Art
“This sweet Labrador is Minnie, Tabitha’s best friend. We introduced them when Tabitha was a baby cheetah, and we raised Minnie alongside Tabitha to help tame her. Whatever Minnie does, Tabitha wants to do……… While the zookeeper began sharing facts about cheetahs born into captivity, my older daughter, Tish, nudged me and pointed to Tabitha. There, in that field, away from Minnie and the zookeepers, Tabitha’s posture had changed. Her head was high, and she was stalking the periphery, tracing the boundaries the fence created. Back and forth, back and forth, stopping only to stare somewhere beyond the fence. It was like she was remembering something. She looked regal. And a little scary. Tish whispered to me, “Mommy. She turned wild again.” Glenon Doyle
I’m posting the first painting, I’ve just completed, of a couple of paintings focused around a dancer theme that I’ve been working on. The figure in this one was partly inspired by Edgar Degas’ famous bronze sculpture Little Dancer of Fourteen Years. The first art and artists we find or are introduced to in childhood or adolescence usually leave a more lasting impression.

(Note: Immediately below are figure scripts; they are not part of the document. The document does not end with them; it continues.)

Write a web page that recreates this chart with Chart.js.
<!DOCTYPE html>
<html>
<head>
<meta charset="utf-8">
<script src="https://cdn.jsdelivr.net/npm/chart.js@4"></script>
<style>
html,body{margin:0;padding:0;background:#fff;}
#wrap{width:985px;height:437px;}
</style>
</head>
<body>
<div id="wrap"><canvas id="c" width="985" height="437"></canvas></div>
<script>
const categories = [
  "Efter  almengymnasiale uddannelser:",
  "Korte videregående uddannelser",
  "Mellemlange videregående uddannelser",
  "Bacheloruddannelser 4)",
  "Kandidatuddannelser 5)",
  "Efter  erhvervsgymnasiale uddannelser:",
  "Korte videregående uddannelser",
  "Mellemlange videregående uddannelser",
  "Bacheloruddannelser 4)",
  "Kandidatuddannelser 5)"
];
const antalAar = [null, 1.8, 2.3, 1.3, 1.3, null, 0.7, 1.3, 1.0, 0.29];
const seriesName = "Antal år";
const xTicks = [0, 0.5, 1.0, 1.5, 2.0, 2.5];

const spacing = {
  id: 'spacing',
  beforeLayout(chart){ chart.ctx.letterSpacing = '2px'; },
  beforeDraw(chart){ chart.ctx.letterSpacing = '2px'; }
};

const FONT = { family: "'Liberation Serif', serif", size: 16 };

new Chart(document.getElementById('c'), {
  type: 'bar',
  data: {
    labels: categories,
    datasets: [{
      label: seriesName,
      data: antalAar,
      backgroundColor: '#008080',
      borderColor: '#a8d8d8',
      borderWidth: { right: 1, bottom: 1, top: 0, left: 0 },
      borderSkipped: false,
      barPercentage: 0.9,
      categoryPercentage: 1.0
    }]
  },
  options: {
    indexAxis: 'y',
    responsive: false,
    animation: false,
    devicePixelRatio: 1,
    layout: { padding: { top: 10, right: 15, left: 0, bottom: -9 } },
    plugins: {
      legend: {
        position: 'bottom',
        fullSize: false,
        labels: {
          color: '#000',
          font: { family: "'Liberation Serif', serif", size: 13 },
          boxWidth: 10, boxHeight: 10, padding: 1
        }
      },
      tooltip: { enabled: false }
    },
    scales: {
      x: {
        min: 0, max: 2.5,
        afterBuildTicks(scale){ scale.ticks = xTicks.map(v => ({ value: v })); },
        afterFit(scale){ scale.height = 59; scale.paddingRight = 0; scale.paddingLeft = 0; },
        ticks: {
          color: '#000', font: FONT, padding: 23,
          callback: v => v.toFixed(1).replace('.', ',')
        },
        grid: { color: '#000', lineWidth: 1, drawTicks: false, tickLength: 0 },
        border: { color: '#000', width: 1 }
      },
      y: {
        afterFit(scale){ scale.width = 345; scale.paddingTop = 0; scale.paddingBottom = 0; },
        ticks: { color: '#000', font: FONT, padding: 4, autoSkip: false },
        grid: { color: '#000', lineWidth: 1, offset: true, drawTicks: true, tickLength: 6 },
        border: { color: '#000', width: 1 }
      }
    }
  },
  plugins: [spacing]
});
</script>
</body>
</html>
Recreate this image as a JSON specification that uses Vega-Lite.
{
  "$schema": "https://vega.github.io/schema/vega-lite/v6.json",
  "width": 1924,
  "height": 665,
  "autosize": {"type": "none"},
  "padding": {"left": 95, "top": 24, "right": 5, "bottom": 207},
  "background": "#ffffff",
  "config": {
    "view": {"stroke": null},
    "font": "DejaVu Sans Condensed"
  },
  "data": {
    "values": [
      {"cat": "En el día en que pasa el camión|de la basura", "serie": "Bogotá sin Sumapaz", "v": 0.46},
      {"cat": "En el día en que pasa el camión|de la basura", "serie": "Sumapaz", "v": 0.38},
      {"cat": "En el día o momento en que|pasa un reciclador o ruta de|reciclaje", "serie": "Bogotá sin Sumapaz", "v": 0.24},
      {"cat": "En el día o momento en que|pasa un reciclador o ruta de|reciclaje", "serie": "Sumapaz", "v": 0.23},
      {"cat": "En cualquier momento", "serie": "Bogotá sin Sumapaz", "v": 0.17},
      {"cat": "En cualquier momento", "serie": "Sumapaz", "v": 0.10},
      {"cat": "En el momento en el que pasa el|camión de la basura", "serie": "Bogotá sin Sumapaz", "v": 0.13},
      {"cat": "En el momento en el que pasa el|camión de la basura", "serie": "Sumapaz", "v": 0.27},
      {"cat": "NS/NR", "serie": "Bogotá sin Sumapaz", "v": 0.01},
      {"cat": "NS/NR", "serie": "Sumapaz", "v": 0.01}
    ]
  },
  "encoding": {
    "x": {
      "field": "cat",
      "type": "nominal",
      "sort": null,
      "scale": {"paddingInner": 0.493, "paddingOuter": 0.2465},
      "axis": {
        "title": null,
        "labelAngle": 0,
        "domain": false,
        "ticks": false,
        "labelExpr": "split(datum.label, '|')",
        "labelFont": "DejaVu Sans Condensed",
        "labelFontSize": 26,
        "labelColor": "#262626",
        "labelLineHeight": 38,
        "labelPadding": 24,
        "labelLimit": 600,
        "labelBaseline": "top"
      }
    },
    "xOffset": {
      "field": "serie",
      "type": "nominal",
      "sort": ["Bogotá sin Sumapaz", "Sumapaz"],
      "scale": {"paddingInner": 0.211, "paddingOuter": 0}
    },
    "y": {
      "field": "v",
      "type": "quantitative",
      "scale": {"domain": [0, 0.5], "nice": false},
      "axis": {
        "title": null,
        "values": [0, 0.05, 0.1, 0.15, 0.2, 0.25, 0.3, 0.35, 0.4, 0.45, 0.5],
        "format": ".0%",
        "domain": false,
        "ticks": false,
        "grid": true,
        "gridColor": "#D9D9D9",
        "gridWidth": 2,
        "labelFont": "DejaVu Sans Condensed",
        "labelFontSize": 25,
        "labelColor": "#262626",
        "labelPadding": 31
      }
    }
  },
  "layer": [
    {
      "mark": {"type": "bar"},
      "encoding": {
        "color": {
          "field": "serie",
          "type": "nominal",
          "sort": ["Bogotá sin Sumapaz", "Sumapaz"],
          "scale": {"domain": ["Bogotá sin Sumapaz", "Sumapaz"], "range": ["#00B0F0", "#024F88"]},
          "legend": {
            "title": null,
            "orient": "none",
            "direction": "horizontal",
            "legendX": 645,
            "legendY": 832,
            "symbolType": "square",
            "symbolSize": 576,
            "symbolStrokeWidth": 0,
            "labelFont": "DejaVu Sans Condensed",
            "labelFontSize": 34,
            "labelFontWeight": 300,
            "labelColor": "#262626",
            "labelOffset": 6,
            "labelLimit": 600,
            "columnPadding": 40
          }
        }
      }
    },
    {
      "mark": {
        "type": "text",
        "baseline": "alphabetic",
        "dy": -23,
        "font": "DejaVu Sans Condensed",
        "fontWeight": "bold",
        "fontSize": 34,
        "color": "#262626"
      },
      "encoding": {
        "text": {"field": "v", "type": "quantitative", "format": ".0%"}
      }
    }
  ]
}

In her book, Living Color: Painting, Writing, and the Bones of Seeing, Natalie Goldberg referring to her first exposure to art through her aunt writes: “From then on, I began to notice paintings— in books in the public library, even hanging in the beauty parlor, and in the waiting room when my father consulted a lawyer. The world of painting sprang up to illuminate my world.” These fisrt memories of art linger on. Pablo Picasso’s Girl on a Ball or Young Acrobat on a Ball, a 1905 painting which he produced during his Rose period that depicts a group of travelling circus performers, is another painting that left its impression on me when I was young. This spring I have returned to this “early internal art gallery” and through my own painting I feel a sort of transformation of memory material is taking place.